- **YOUR TASK**
Set the listing down unchanged, minus every embedded image.

- **STORED DATA**
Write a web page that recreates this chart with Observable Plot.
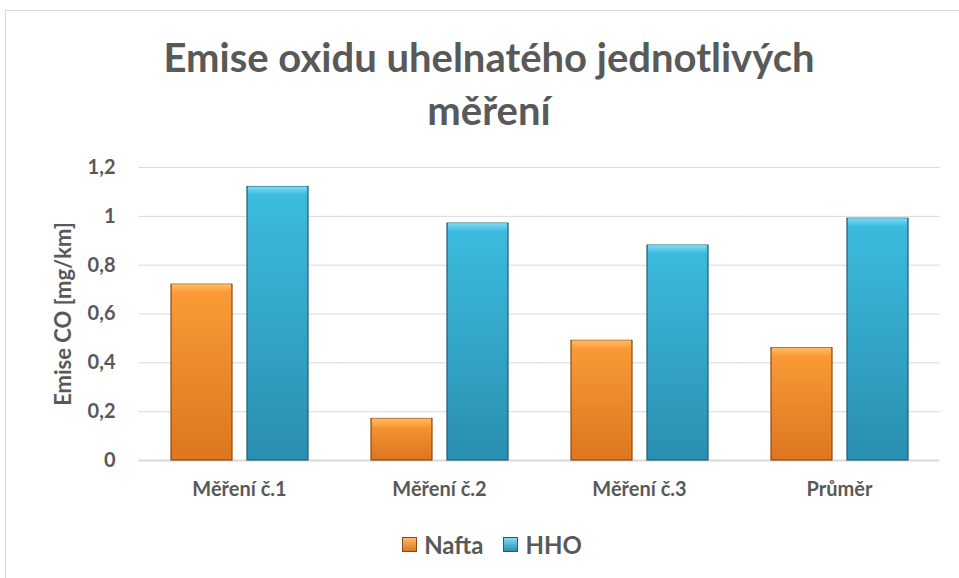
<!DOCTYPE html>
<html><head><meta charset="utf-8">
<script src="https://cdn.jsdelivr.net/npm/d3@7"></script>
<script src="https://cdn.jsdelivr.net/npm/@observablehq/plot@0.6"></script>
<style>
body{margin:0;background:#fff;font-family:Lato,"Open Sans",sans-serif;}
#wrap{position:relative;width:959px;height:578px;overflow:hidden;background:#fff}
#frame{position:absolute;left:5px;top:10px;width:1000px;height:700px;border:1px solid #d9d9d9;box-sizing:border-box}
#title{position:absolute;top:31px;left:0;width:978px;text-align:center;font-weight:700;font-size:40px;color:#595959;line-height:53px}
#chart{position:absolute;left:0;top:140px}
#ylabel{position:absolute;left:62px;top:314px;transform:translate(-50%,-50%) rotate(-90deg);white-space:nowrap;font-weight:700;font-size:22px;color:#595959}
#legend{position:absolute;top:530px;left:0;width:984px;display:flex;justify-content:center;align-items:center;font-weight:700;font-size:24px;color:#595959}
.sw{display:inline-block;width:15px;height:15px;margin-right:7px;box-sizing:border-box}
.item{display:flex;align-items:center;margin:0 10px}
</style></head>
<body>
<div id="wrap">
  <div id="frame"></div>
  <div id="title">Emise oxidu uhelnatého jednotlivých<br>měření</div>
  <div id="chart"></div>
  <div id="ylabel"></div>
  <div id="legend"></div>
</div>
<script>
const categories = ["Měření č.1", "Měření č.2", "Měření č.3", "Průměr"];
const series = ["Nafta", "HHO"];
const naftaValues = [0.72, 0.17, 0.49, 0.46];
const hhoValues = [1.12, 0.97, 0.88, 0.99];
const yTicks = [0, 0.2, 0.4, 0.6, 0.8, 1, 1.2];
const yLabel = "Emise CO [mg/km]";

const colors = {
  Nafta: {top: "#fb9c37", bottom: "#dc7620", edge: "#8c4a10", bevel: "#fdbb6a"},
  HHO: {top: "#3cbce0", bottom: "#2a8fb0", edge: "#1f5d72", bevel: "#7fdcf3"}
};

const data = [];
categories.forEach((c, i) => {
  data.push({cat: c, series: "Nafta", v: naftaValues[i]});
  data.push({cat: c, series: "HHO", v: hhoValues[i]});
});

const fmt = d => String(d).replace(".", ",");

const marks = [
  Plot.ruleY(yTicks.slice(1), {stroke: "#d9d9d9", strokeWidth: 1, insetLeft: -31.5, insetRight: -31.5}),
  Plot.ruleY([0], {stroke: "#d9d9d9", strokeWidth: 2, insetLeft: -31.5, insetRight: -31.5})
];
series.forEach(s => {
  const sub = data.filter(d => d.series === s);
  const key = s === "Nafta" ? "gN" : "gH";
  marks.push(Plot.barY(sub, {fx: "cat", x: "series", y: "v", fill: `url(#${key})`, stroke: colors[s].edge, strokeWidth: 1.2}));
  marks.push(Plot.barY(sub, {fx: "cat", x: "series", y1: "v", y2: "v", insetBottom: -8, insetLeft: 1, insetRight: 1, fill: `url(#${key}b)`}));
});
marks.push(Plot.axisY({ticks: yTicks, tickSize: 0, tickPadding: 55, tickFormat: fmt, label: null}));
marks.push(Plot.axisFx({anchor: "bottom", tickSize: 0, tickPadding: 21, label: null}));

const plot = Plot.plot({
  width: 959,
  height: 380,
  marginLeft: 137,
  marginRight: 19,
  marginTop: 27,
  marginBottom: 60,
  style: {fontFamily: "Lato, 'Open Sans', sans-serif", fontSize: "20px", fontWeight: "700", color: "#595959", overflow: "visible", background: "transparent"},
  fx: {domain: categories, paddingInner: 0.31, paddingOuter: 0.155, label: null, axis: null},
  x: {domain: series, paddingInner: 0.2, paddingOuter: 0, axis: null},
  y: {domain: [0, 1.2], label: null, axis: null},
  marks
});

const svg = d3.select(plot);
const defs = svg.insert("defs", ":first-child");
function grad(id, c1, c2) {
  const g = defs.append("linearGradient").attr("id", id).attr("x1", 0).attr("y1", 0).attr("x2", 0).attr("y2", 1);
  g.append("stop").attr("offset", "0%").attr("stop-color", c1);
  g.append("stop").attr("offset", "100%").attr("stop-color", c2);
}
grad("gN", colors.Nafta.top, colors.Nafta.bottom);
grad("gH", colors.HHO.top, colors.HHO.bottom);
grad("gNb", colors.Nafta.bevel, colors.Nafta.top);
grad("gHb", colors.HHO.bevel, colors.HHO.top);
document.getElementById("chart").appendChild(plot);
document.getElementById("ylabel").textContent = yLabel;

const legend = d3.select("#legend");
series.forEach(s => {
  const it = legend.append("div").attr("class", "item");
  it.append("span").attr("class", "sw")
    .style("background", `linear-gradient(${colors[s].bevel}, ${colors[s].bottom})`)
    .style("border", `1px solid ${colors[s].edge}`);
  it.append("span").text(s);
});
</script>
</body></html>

- **THE REPLY**
Write a web page that recreates this chart with Observable Plot.
<!DOCTYPE html>
<html><head><meta charset="utf-8">
<script src="https://cdn.jsdelivr.net/npm/d3@7"></script>
<script src="https://cdn.jsdelivr.net/npm/@observablehq/plot@0.6"></script>
<style>
body{margin:0;background:#fff;font-family:Lato,"Open Sans",sans-serif;}
#wrap{position:relative;width:959px;height:578px;overflow:hidden;background:#fff}
#frame{position:absolute;left:5px;top:10px;width:1000px;height:700px;border:1px solid #d9d9d9;box-sizing:border-box}
#title{position:absolute;top:31px;left:0;width:978px;text-align:center;font-weight:700;font-size:40px;color:#595959;line-height:53px}
#chart{position:absolute;left:0;top:140px}
#ylabel{position:absolute;left:62px;top:314px;transform:translate(-50%,-50%) rotate(-90deg);white-space:nowrap;font-weight:700;font-size:22px;color:#595959}
#legend{position:absolute;top:530px;left:0;width:984px;display:flex;justify-content:center;align-items:center;font-weight:700;font-size:24px;color:#595959}
.sw{display:inline-block;width:15px;height:15px;margin-right:7px;box-sizing:border-box}
.item{display:flex;align-items:center;margin:0 10px}
</style></head>
<body>
<div id="wrap">
  <div id="frame"></div>
  <div id="title">Emise oxidu uhelnatého jednotlivých<br>měření</div>
  <div id="chart"></div>
  <div id="ylabel"></div>
  <div id="legend"></div>
</div>
<script>
const categories = ["Měření č.1", "Měření č.2", "Měření č.3", "Průměr"];
const series = ["Nafta", "HHO"];
const naftaValues = [0.72, 0.17, 0.49, 0.46];
const hhoValues = [1.12, 0.97, 0.88, 0.99];
const yTicks = [0, 0.2, 0.4, 0.6, 0.8, 1, 1.2];
const yLabel = "Emise CO [mg/km]";

const colors = {
  Nafta: {top: "#fb9c37", bottom: "#dc7620", edge: "#8c4a10", bevel: "#fdbb6a"},
  HHO: {top: "#3cbce0", bottom: "#2a8fb0", edge: "#1f5d72", bevel: "#7fdcf3"}
};

const data = [];
categories.forEach((c, i) => {
  data.push({cat: c, series: "Nafta", v: naftaValues[i]});
  data.push({cat: c, series: "HHO", v: hhoValues[i]});
});

const fmt = d => String(d).replace(".", ",");

const marks = [
  Plot.ruleY(yTicks.slice(1), {stroke: "#d9d9d9", strokeWidth: 1, insetLeft: -31.5, insetRight: -31.5}),
  Plot.ruleY([0], {stroke: "#d9d9d9", strokeWidth: 2, insetLeft: -31.5, insetRight: -31.5})
];
series.forEach(s => {
  const sub = data.filter(d => d.series === s);
  const key = s === "Nafta" ? "gN" : "gH";
  marks.push(Plot.barY(sub, {fx: "cat", x: "series", y: "v", fill: `url(#${key})`, stroke: colors[s].edge, strokeWidth: 1.2}));
  marks.push(Plot.barY(sub, {fx: "cat", x: "series", y1: "v", y2: "v", insetBottom: -8, insetLeft: 1, insetRight: 1, fill: `url(#${key}b)`}));
});
marks.push(Plot.axisY({ticks: yTicks, tickSize: 0, tickPadding: 55, tickFormat: fmt, label: null}));
marks.push(Plot.axisFx({anchor: "bottom", tickSize: 0, tickPadding: 21, label: null}));

const plot = Plot.plot({
  width: 959,
  height: 380,
  marginLeft: 137,
  marginRight: 19,
  marginTop: 27,
  marginBottom: 60,
  style: {fontFamily: "Lato, 'Open Sans', sans-serif", fontSize: "20px", fontWeight: "700", color: "#595959", overflow: "visible", background: "transparent"},
  fx: {domain: categories, paddingInner: 0.31, paddingOuter: 0.155, label: null, axis: null},
  x: {domain: series, paddingInner: 0.2, paddingOuter: 0, axis: null},
  y: {domain: [0, 1.2], label: null, axis: null},
  marks
});

const svg = d3.select(plot);
const defs = svg.insert("defs", ":first-child");
function grad(id, c1, c2) {
  const g = defs.append("linearGradient").attr("id", id).attr("x1", 0).attr("y1", 0).attr("x2", 0).attr("y2", 1);
  g.append("stop").attr("offset", "0%").attr("stop-color", c1);
  g.append("stop").attr("offset", "100%").attr("stop-color", c2);
}
grad("gN", colors.Nafta.top, colors.Nafta.bottom);
grad("gH", colors.HHO.top, colors.HHO.bottom);
grad("gNb", colors.Nafta.bevel, colors.Nafta.top);
grad("gHb", colors.HHO.bevel, colors.HHO.top);
document.getElementById("chart").appendChild(plot);
document.getElementById("ylabel").textContent = yLabel;

const legend = d3.select("#legend");
series.forEach(s => {
  const it = legend.append("div").attr("class", "item");
  it.append("span").attr("class", "sw")
    .style("background", `linear-gradient(${colors[s].bevel}, ${colors[s].bottom})`)
    .style("border", `1px solid ${colors[s].edge}`);
  it.append("span").text(s);
});
</script>
</body></html>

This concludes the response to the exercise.